= EXERCISE =
Starting at the first line of the listing below, retype each line up to and including the one that contains "return (pix - 73)". Leave pictures out.

___ DATA EXCERPT ___

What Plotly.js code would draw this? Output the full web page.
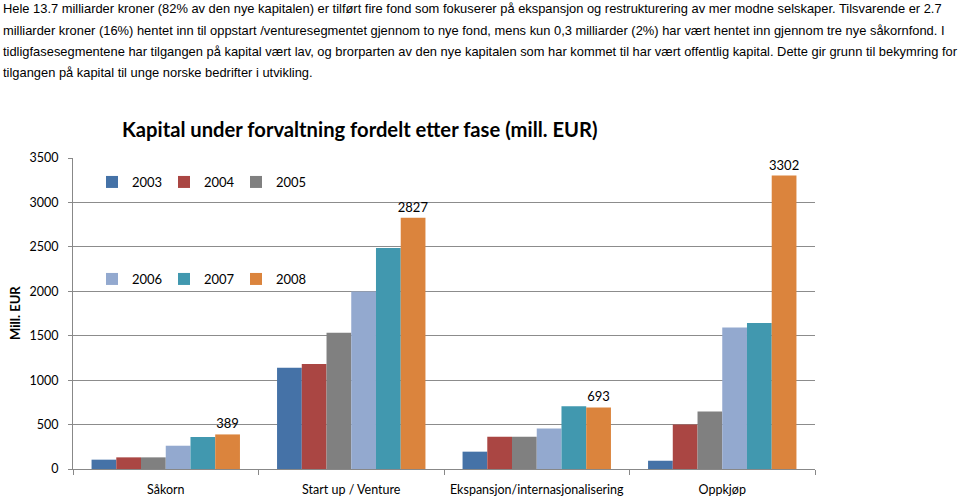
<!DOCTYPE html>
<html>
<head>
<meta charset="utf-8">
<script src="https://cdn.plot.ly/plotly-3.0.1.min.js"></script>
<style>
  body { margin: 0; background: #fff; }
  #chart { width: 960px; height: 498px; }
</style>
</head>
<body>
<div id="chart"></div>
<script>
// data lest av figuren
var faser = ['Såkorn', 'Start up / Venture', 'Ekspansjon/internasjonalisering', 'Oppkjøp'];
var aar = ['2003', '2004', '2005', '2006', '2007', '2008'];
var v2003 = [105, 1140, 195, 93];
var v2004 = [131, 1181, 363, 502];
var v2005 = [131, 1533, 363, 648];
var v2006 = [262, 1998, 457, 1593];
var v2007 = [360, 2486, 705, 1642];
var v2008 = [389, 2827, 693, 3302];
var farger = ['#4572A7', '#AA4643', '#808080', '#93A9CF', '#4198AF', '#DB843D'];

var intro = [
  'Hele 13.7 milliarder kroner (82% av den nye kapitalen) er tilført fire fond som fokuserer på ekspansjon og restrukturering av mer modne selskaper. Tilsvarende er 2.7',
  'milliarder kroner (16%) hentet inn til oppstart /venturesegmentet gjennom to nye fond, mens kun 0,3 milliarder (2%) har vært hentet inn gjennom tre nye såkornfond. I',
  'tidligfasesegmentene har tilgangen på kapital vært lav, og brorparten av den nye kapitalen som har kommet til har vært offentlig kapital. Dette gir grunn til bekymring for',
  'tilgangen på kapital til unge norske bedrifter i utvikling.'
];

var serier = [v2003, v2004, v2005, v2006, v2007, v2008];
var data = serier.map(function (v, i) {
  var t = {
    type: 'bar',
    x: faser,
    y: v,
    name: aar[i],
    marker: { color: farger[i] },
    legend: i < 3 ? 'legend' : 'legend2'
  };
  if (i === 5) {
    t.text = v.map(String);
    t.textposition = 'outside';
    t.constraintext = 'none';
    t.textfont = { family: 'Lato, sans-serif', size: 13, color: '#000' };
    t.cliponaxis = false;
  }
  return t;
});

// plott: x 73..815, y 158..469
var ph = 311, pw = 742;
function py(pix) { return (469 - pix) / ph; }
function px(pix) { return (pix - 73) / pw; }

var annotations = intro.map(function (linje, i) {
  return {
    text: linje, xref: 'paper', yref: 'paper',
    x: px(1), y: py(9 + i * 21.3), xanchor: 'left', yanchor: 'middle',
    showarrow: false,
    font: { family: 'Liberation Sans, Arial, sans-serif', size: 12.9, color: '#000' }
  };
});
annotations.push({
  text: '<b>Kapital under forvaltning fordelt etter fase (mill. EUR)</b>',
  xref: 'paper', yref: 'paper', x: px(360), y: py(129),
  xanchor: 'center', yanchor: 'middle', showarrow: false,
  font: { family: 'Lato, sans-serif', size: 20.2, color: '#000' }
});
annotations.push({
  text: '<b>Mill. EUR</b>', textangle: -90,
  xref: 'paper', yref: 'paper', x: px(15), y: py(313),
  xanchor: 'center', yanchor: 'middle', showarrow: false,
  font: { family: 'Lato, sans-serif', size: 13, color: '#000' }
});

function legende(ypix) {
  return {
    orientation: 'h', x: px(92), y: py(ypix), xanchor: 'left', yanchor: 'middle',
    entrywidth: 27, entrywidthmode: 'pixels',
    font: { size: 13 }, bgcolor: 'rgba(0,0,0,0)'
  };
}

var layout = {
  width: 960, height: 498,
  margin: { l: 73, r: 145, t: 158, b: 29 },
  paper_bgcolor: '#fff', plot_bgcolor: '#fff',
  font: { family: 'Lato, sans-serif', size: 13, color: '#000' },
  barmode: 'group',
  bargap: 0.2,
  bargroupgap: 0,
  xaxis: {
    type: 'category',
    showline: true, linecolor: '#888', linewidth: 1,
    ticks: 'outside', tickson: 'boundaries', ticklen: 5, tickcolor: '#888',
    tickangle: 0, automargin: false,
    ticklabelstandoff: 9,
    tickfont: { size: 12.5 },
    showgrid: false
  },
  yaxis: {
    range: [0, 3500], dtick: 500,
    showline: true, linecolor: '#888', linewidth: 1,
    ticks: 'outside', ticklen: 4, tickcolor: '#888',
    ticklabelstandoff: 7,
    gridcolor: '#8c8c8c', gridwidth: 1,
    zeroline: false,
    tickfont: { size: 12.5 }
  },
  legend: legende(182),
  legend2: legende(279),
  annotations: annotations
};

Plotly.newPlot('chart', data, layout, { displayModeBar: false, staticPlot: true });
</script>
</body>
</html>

___

= OUTPUT =
What Plotly.js code would draw this? Output the full web page.
<!DOCTYPE html>
<html>
<head>
<meta charset="utf-8">
<script src="https://cdn.plot.ly/plotly-3.0.1.min.js"></script>
<style>
  body { margin: 0; background: #fff; }
  #chart { width: 960px; height: 498px; }
</style>
</head>
<body>
<div id="chart"></div>
<script>
// data lest av figuren
var faser = ['Såkorn', 'Start up / Venture', 'Ekspansjon/internasjonalisering', 'Oppkjøp'];
var aar = ['2003', '2004', '2005', '2006', '2007', '2008'];
var v2003 = [105, 1140, 195, 93];
var v2004 = [131, 1181, 363, 502];
var v2005 = [131, 1533, 363, 648];
var v2006 = [262, 1998, 457, 1593];
var v2007 = [360, 2486, 705, 1642];
var v2008 = [389, 2827, 693, 3302];
var farger = ['#4572A7', '#AA4643', '#808080', '#93A9CF', '#4198AF', '#DB843D'];

var intro = [
  'Hele 13.7 milliarder kroner (82% av den nye kapitalen) er tilført fire fond som fokuserer på ekspansjon og restrukturering av mer modne selskaper. Tilsvarende er 2.7',
  'milliarder kroner (16%) hentet inn til oppstart /venturesegmentet gjennom to nye fond, mens kun 0,3 milliarder (2%) har vært hentet inn gjennom tre nye såkornfond. I',
  'tidligfasesegmentene har tilgangen på kapital vært lav, og brorparten av den nye kapitalen som har kommet til har vært offentlig kapital. Dette gir grunn til bekymring for',
  'tilgangen på kapital til unge norske bedrifter i utvikling.'
];

var serier = [v2003, v2004, v2005, v2006, v2007, v2008];
var data = serier.map(function (v, i) {
  var t = {
    type: 'bar',
    x: faser,
    y: v,
    name: aar[i],
    marker: { color: farger[i] },
    legend: i < 3 ? 'legend' : 'legend2'
  };
  if (i === 5) {
    t.text = v.map(String);
    t.textposition = 'outside';
    t.constraintext = 'none';
    t.textfont = { family: 'Lato, sans-serif', size: 13, color: '#000' };
    t.cliponaxis = false;
  }
  return t;
});

// plott: x 73..815, y 158..469
var ph = 311, pw = 742;
function py(pix) { return (469 - pix) / ph; }
function px(pix) { return (pix - 73) / pw; }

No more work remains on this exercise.